In his opening lines Hughes initiates several core ideas. This poem is about capturing images, about seeing, witnessing, recording and remembering. We have Hughes' own 'scribbling', Plath's 'arresting details', stall-keepers checking up on their painted doubles - this is anecdotal ekphrasis. To me, this act of ekphrasis denotes a repeated transfer of creative energy, as the various figures feed off one another’s vitality and artistic output. Plath desperately arrests her characters into position, and many years later Hughes molds her into one of the characters she originally sought to capture, as she becomes the focus of this particular piece of art. At first Hughes leads us to believe that this is a poem of tranquility, of a quiet moment shared between two lovers. The tone is outwardly peaceful and the simplicity of the opening statement ‘Drawing calmed you’ emphasises that idea. In the fifth line Hughes’ own emotions mirror his description of Plath’s, as he felt ‘released, calm.’ Yet, the half-line ‘I felt released, calm’ is emblematic of the shifting meanings operating in the poem. In the ostensibly peaceful scene there is an undercurrent of energy that is both creative and unstable. The parataxis of the half-line places the two units of meaning alongside one another, and so it initially appears that in this context, Hughes’ ‘calm’ is synonymous with his ‘release.’ However, the enjambment of the line connects the idea of ‘release’ with the language of the preceding clause, in which Hughes uses this striking sentence:

                                    Objects
Suffered into their new presence, tortured
Into final position.


For me, Hughes associates the feeling of ‘release’ with a sense of gratifying exhilaration as well as a sense of calm. The semantic field of suffering, torture and imprisonment is almost sadistically pleasurable for Hughes, in that it offers him the ‘release’ and ‘calm’ he needs to write, both in the moment recalled in the poem, and when writing the poem itself. The tone of instability is underpinned by Hughes’ language – the ‘poker infernal pen’, the ‘branding iron’, the ‘hours burned away’, the ‘screams’ of the ‘migrants’ and the ‘lip-gnawing scowl’ of Plath in the ‘endless darkness’ create a hellish scene. Equally, the word ‘suffered’ is subject to a shifting meaning; the idea of something suffered into position reinforces the meta-poetic trope that runs through the poem. To be suffered is to be passive, to endure pain, to be manipulated by a dominant force. In this case, Hughes and Plath both represent a dominant creative force, suffering each other and their surroundings into position like artistic parasites. This parasitic nature is epitomised by their description as ‘familiar foreign objects’ in the market. A foreign object is something unnatural, something that invades the body, something that must be repelled. The phrase perfectly captures the strong duality running through the poem – the juxtaposition between the calm scene and its fiery undertones, the sleepy market and the ‘dazzling’ tourist hotspot, the past and present memory, and between the two writers themselves. To my mind, this neat little utterance perfectly captures the relationship between Hughes and Plath – inextricably drawn together in work and reputation, though constantly at odds.

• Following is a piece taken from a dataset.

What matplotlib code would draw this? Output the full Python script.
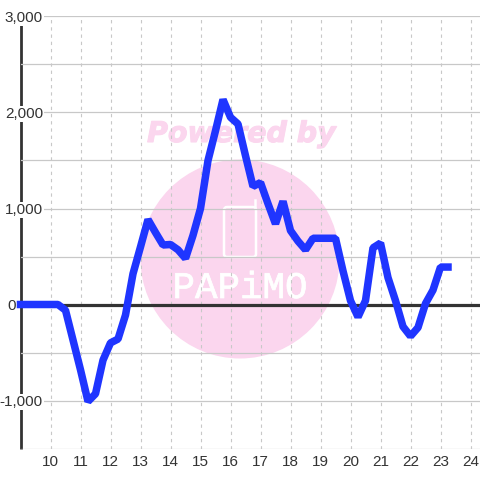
import matplotlib
matplotlib.use('Agg')
import matplotlib.pyplot as plt
from matplotlib import patheffects
from matplotlib.patches import Circle, FancyBboxPatch
from matplotlib.transforms import ScaledTranslation

# 15 minute readings starting at 9:00
HOURS = [9 + i / 4 for i in range(58)]
VALUES = [0, 0, 0, 0, 0, 0, -60, -370, -680, -1010, -930, -580, -400, -360, -110, 320,
          600, 885, 750, 620, 625, 570, 480, 720, 1000, 1500, 1810, 2135, 1950, 1880,
          1550, 1230, 1270, 1050, 840, 1075, 770, 660, 570, 690, 690, 690, 690, 350,
          40, -130, 40, 590, 640, 280, 40, -230, -330, -240, 10, 150, 390, 390]
X_TICKS = list(range(10, 25))
Y_MAJOR = [-1000, 0, 1000, 2000, 3000]
Y_MINOR = [-1500, -500, 500, 1500, 2500]


def y_label(value):
    return f'{value:,}'


def main():
    plt.rcParams['font.family'] = ['Liberation Sans', 'DejaVu Sans']
    fig = plt.figure(figsize=(4.8, 4.8), dpi=100)
    ax = fig.add_axes([20.5 / 480, (480 - 448.5) / 480, 459.5 / 480, 432 / 480])
    ax.set_xlim(9, 9 + 459.5 / 30)
    ax.set_ylim(-1500, 3000)

    # watermark goes in pixel coordinates of the figure
    bg = fig.add_axes([0, 0, 1, 1], zorder=-1)
    bg.set_xlim(0, 480)
    bg.set_ylim(480, 0)
    bg.axis('off')
    bg.add_patch(Circle((240, 259), 99.5, color='#fbd6ee', lw=0))
    powered = bg.text(241.5, 134, 'Powered by', color='#fbd6ee', fontsize=20.5, fontweight='bold',
                      fontstyle='italic', ha='center', va='center', family=['DejaVu Sans'])
    powered.set_path_effects([patheffects.withStroke(linewidth=0.8, foreground='#fbd6ee')])
    bg.add_patch(FancyBboxPatch((224, 207), 32, 50, boxstyle='round,pad=0,rounding_size=3',
                                fc='none', ec='white', lw=1.8))
    bg.plot([255, 255], [200, 207], color='white', lw=1.8)
    logo = bg.text(240, 288, 'PAPiMO', color='white', fontsize=27, ha='center', va='center',
                   family=['Liberation Mono', 'DejaVu Sans'])
    logo.set_path_effects([patheffects.withStroke(linewidth=0.5, foreground='white')])

    ax.patch.set_alpha(0)
    ax.set_xticks(X_TICKS)
    ax.set_yticks(Y_MAJOR)
    ax.set_yticks(Y_MINOR, minor=True)
    ax.set_yticklabels([y_label(v) for v in Y_MAJOR])
    ax.grid(True, axis='y', which='both', color='#c8c8c8', lw=0.9)
    ax.grid(True, axis='x', color='#c8c8c8', lw=0.8, ls=(0, (3, 3.5)))
    ax.set_axisbelow(True)
    ax.tick_params(which='both', length=0, labelsize=11, labelcolor='#333333')
    ax.tick_params(axis='x', pad=5)
    ax.tick_params(axis='y', pad=-16.2)
    for side in ['top', 'right', 'bottom']:
        ax.spines[side].set_visible(False)
    ax.spines['left'].set_color('#333333')
    ax.spines['left'].set_linewidth(2)
    ax.spines['left'].set_capstyle('butt')
    ax.spines['left'].set_zorder(0.4)
    ax.axhline(0, color='#333333', lw=2.3, zorder=2)

    ax.plot(HOURS, VALUES, color='#1f35ff', lw=5.4, zorder=3, solid_joinstyle='bevel',
            solid_capstyle='projecting', clip_on=False)

    # y labels sit over the axis line with a white backing, the 0 stays left of it
    for value, label in zip(Y_MAJOR, ax.get_yticklabels()):
        label.set_bbox(dict(fc='white', ec='none', pad=0.5))
        if value == 0:
            label.set_transform(label.get_transform() + ScaledTranslation(-27 / 100, 0, fig.dpi_scale_trans))
    fig.savefig('out.png', dpi=100)


if __name__ == '__main__':
    main()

In the second half of the poem the temporal shifts become more apparent, indicated by the mirrored phrases ‘just before’, ‘as your hand went’ and ‘while my pen travels’. From Plath’s frantic attempts to imprison the life of the market scene, we see Plath herself become imprisoned in death, in the ‘endless darkness.’ The reference to Heptonstall and the site of Plath’s grave is an example of the repeated synecdoche in the poem, including the paralleled phrases of ‘my pen’ and ‘your hand’ representing Hughes and Plath themselves, the descriptions of Plath’s clothing and her ‘long brown legs.’ There is a poignant intimacy in these lines as Hughes searches for something tangible to cling to in these long-gone objects, impossibly ‘holding’ the ‘memory’ as he holds the painting: ‘here it is.’ As Hughes moves through time, seeking and replicating his moments with Plath, his syntax becomes increasingly complex. The caesura in the final ten lines creates an anecdotal tone; the nod to carrying Plath’s luggage around Europe is an almost banal example of married life, stressing the aforementioned juxtaposition between domestic familiarity and the volatility of their relationship. Equally, the anaphoric repetition of ‘and’ drives the meditative sense of recollection, as though Hughes is trying to get closer and closer to a disappearing moment, much like the image of the dissolving market and Plath’s hand in the endless darkness.


Finally, the repeated phrases of ‘contemplative calm’ and ‘concentrated quiet’ structured around the past tense ‘drank’ and present ‘drink’ take us back to the key concept of a continual transfer of creative and emotional energy from Plath to Hughes, even in her ‘stillness.’ Perhaps it is even evocative of the vampiric persona Plath bestows upon Hughes in her own ‘Daddy.’ Despite the enjambment, the final line jars – despite the time passed, Hughes and Plath are still the ‘familiar foreign objects’ they were in that Spanish market, and so neither of them can ‘escape’ one another, or Plath’s fate. In ‘Drawing’, we move deftly from shifting perspectives and time frames to a suspended, bittersweet moment created by and inhabited by Hughes and Plath together. From the sweet recollections of a red-spotted bandana, to the rumbling imprints of a concentrated moment left behind in on a piece of paper, it is a surprisingly heated poem that for me provokes a disconcerting sense of voyeuristic pleasure, even comfort. It's an invitation to be intimate with the pair, as is the whole collection.